Case Presentation: A 59-year-old male with a past medical history remarkable for obesity, asthma, and anxiety sought medical attention for the chief complaint of dyspnea for approximately 10 days. Computed tomography with angiogram of the thorax on admission was negative for any pulmonary emboli, but did demonstrate central and peripheral ground glass opacities throughout both lungs. He subsequently tested positive for COVID-19. He was admitted to the ICU for progressively worsening hypoxemic respiratory failure. He was noted to have an elevated d-dimer of 0.5 mg/L and therapeutic lovenox dosing was initiated on day 1 of his hospitalization. He was also initiated on remdesivir for which he completed a total of 5 days and dexamethasone 6mg. In addition, he was started on azithromycin and ceftriaxone, although infectious work up for any possible superimposed bacterial infection was negative. On day 5 of hospitalization he developed dysarthic speech, left-sided facial droop, left sided paralysis and sensory deficits. A code stroke was called and computed tomography with angiogram of the head and neck demonstrated an occluded superior M2 segment and multifocal distal occlusions in the inferior M3 segment. He was also noted to have acute/new bilateral upper lobe pulmonary emboli. He received tissue plasminogen activator and was subsequently intubated prior to undergoing partial thrombectomy performed by interventional neuroradiology. Unfortunately, despite the aforementioned treatment modalities, he continued to decline. Inflammatory markers remained elevated throughout his stay- reaching maximum levels- high sensitivity d-dimer 1.69 mg/L, ferritin 2,370 ng/mL, sedimentation rate 96 mm, c-reactive protein 15.5 mg/dL and LDH 641U/L. He remained on therapeutic dosing anticoagulation. Several days later the patient went into cardiac arrest and ultimately expired.

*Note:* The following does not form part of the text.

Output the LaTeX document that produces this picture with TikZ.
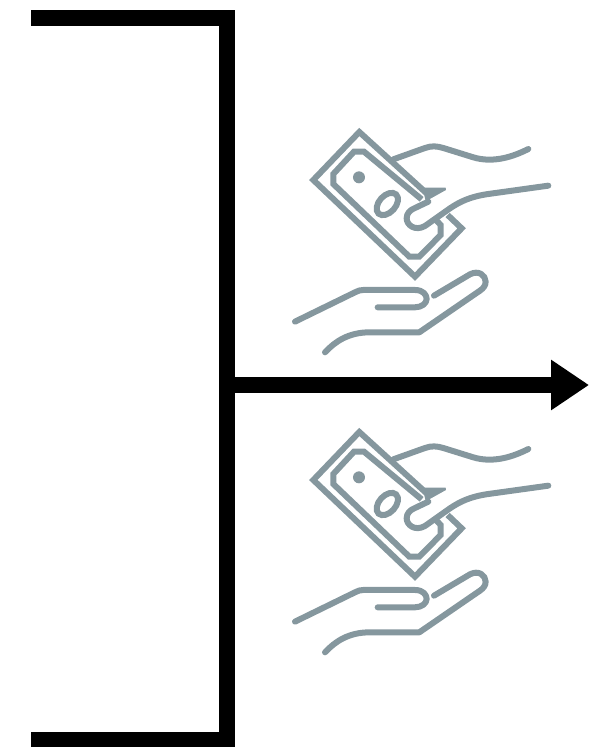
\documentclass[tikz,border=0pt]{standalone}
\usepackage{tikz}
\usetikzlibrary{arrows.meta}
\definecolor{handgray}{HTML}{85979E}
\tikzset{
    bracketline/.style={line width=16pt, black},
    iconline/.style={line width=6pt, handgray, line cap=round, line join=round},
    billline/.style={line width=6pt, handgray, line join=miter}
}

\begin{document}
\begin{tikzpicture}[x=1pt, y=-1pt]
    \useasboundingbox (0,0) rectangle (589,747);

    % Bracket
    \coordinate (TL) at (31,18);
    \coordinate (TR) at (227,18);
    \coordinate (BR) at (227,739.5);
    \coordinate (BL) at (31,739.5);
    \draw[bracketline] (TL) -- (TR) -- (BR) -- (BL);

    % Output arrow
    \coordinate (M) at (219,385);
    \coordinate (E) at (589,385);
    \draw[bracketline, -{Triangle[length=38pt, width=48pt]}] (M) -- (E);

    % Money icons
    \foreach \y in {120,420} {
        \begin{scope}[shift={(280,\y)}, scale=0.3333]
            % Bill
            \draw[billline] (440,220) -- (238,36) -- (100,180) -- (405,470) -- (545,325) -- (503,285);
            \draw[billline] (425,238) -- (252,95) -- (222,95) -- (160,162) -- (160,192) -- (388,410) -- (418,410) -- (482,345) -- (482,315) -- (468,300);
            \fill[handgray] (237,172) circle (18);
            \draw[billline, rotate around={48:(322,252)}] (322,252) ellipse (39 and 25);

            % Upper hand
            \draw[iconline] (340,118) -- (435,84) .. controls (455,77) and (470,78) .. (490,84) -- (580,112) .. controls (640,130) and (700,110) .. (745,87);
            \fill[handgray] (428,203) -- (497,203) -- (498,210) -- (437,244) -- cycle;
            \draw[iconline] (805,197) -- (625,222) .. controls (570,230) and (540,245) .. (510,265) -- (435,318) .. controls (405,335) and (380,315) .. (380,295) .. controls (380,280) and (390,270) .. (405,264) -- (445,245);

            % Lower hand
            \draw[iconline] (45,605) -- (225,517) .. controls (235,512) and (240,510) .. (250,510) -- (405,510) .. controls (430,510) and (440,525) .. (440,537) .. controls (440,550) and (425,562) .. (405,562) -- (293,562);
            \draw[iconline] (462,527) -- (570,463) .. controls (595,450) and (617,465) .. (617,485) .. controls (617,497) and (610,505) .. (600,512) -- (418,637) -- (270,637) .. controls (205,637) and (165,665) .. (135,697);
        \end{scope}
    }
\end{tikzpicture}
\end{document}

Discussion: The novel coronavirus, SARS-associated coronavirus (SARS-CoV) is known to cause the severe acute respiratory syndrome (SARS). Mortality of this disease has been strongly associated with hypoxemic respiratory failure/ARDS; however, thromboembolic complications are becoming an increasingly recognized contributor of mortality. Klok et al., reported a thrombotic incidence of 31% in patients admitted to the intensive care unit (ICU) with COVID-19 pneumonia. It is now recommended that all patients with respiratory failure secondary to COVID-19 receive prophylactic anticoagulation dosing. In addition, a mortality benefit has been shown with the use of therapeutic anticoagulation dosing. Several possible mechanisms have been proposed to explain the hypercoagulability associated with this condition, such as, the development of reactive antiphospholipid antibodies, excessive complement activation, and even disseminated intravascular coagulation (DIC). In addition, several articles have suggested that elevated D-dimer levels may be secondary to elevated serum plasmin levels.

Conclusions: This case highlights the importance of early anticoagulation in patients with respiratory failure secondary to COVID-19 infections, but also to increase awareness and provide warning that even therapeutic anticoagulation may not be enough to prevent thromboembolic complications from the increased hypercoagulability associated with this disease state. Further understanding of the pathogenesis of this disease is required in order for us to more efficiently guide treatment decision making.

IMAGE 1: Figure 1. Computed tomography of the thorax revealing extensive bilateral groundglass opacities.

IMAGE 2: Figure 2. Computed tomography with angiogram of the thorax revealing acute bilateral upper lobe pulmonary emboli.